Some records:
-*-

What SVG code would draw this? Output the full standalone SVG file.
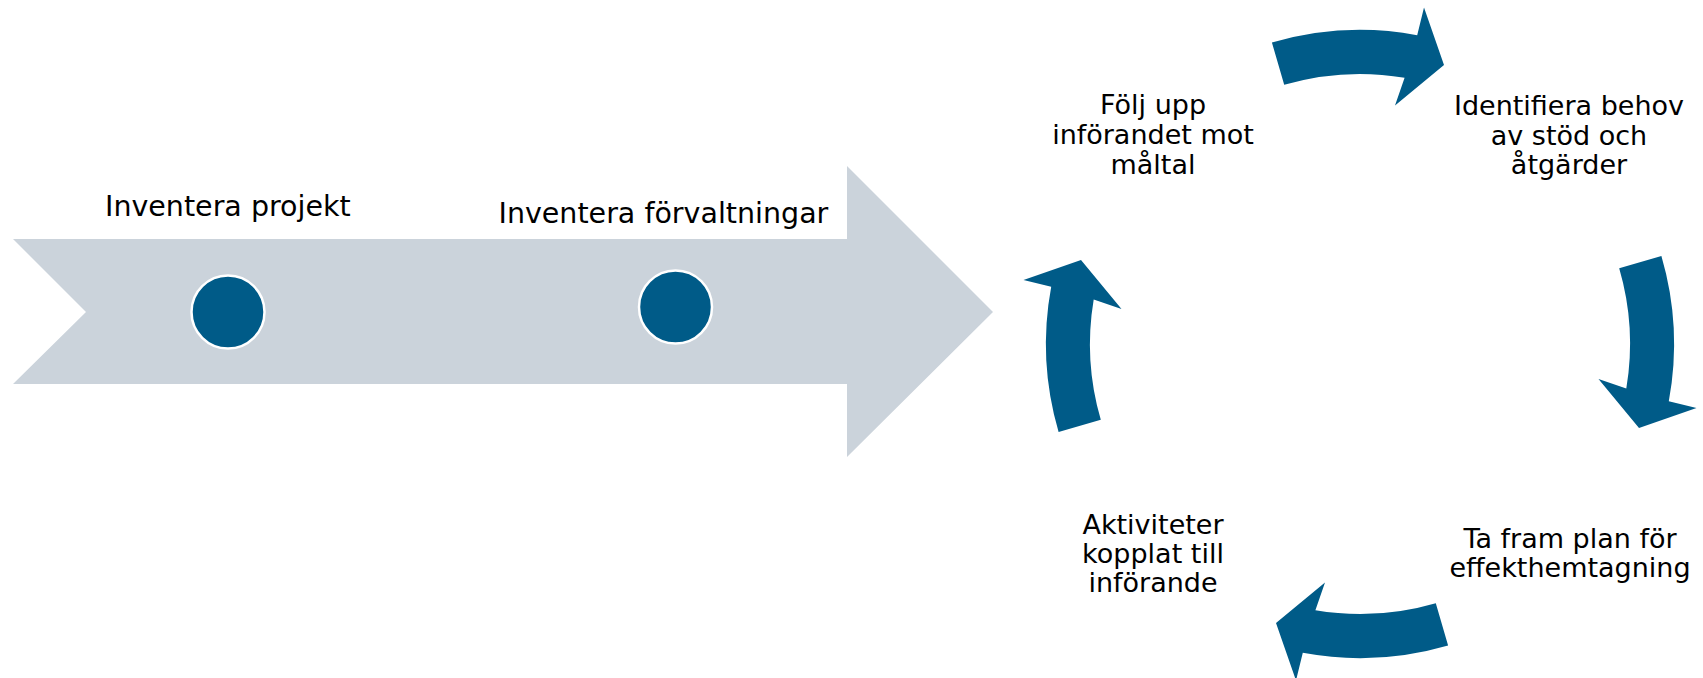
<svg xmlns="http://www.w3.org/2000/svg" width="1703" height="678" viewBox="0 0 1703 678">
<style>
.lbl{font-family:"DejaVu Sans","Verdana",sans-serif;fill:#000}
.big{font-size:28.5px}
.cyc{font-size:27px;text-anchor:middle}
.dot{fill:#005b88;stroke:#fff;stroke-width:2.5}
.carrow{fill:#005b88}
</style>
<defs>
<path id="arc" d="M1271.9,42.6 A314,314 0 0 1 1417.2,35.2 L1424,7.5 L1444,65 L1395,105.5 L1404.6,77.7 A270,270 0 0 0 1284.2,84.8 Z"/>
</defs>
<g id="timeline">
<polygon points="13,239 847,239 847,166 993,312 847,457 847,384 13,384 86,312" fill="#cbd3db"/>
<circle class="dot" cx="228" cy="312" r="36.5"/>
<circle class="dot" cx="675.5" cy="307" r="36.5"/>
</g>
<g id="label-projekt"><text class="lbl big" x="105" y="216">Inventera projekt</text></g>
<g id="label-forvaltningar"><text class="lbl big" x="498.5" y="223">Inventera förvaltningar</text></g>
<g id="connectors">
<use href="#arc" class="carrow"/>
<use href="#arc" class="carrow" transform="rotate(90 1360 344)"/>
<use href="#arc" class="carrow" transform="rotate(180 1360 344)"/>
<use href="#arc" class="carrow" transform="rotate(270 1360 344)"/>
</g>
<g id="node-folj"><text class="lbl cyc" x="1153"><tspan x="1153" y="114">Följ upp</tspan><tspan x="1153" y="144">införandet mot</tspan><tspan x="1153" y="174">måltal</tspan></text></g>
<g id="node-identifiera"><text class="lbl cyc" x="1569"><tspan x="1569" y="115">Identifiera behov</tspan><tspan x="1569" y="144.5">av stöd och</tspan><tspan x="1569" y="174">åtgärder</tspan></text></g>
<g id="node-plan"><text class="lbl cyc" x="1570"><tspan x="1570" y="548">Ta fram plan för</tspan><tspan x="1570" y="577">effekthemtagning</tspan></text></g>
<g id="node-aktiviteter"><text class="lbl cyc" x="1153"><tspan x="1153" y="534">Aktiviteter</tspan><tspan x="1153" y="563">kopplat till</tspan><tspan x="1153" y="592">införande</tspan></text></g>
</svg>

-*-

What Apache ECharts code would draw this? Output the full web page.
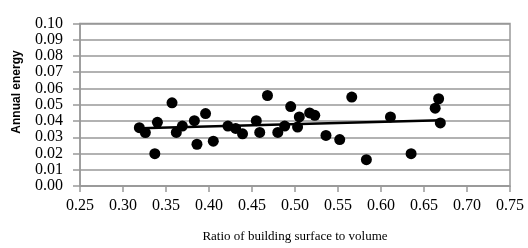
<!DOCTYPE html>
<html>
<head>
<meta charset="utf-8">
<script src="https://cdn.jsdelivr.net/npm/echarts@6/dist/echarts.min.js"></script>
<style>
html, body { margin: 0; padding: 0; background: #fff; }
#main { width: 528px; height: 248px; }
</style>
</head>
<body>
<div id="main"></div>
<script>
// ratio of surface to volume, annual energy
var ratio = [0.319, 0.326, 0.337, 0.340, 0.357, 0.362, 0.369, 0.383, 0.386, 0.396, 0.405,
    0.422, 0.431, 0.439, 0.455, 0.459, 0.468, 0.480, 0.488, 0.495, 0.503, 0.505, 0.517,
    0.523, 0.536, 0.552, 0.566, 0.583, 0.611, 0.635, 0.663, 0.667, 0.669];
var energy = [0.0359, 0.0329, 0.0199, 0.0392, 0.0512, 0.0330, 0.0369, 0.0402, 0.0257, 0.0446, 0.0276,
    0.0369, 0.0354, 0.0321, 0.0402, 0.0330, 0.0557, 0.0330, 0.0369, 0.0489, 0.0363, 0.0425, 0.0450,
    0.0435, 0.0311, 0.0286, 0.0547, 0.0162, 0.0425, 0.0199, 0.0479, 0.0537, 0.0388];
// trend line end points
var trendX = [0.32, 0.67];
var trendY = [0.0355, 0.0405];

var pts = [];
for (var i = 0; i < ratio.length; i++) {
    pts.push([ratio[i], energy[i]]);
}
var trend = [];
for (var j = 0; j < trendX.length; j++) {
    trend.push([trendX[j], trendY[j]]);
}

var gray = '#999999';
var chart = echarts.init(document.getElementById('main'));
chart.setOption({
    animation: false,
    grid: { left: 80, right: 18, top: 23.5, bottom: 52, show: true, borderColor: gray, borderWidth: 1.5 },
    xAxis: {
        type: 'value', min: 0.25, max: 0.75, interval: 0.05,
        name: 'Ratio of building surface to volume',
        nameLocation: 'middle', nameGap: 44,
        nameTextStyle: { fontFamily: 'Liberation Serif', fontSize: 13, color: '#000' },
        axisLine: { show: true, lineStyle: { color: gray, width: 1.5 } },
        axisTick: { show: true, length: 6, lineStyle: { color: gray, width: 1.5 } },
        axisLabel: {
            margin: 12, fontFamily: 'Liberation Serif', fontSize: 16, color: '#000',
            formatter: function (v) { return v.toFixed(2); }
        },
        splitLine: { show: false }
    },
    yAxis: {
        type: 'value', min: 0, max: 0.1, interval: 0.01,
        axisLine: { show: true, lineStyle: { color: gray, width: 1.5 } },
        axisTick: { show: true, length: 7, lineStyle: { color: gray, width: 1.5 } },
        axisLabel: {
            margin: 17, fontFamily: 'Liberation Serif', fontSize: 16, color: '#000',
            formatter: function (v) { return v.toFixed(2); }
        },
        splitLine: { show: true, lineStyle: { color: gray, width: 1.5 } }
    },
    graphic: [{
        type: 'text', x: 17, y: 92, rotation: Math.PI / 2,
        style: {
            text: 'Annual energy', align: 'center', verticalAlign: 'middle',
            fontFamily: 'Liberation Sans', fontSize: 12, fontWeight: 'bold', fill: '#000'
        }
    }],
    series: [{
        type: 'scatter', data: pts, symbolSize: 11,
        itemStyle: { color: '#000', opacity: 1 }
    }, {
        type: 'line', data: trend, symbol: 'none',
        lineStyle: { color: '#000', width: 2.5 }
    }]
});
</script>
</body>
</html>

-*-

CHALLENGE:
Pull out every line in the material above where "full" occurs.

ANSWER TO THE EXERCISE:
What SVG code would draw this? Output the full standalone SVG file.
What Apache ECharts code would draw this? Output the full web page.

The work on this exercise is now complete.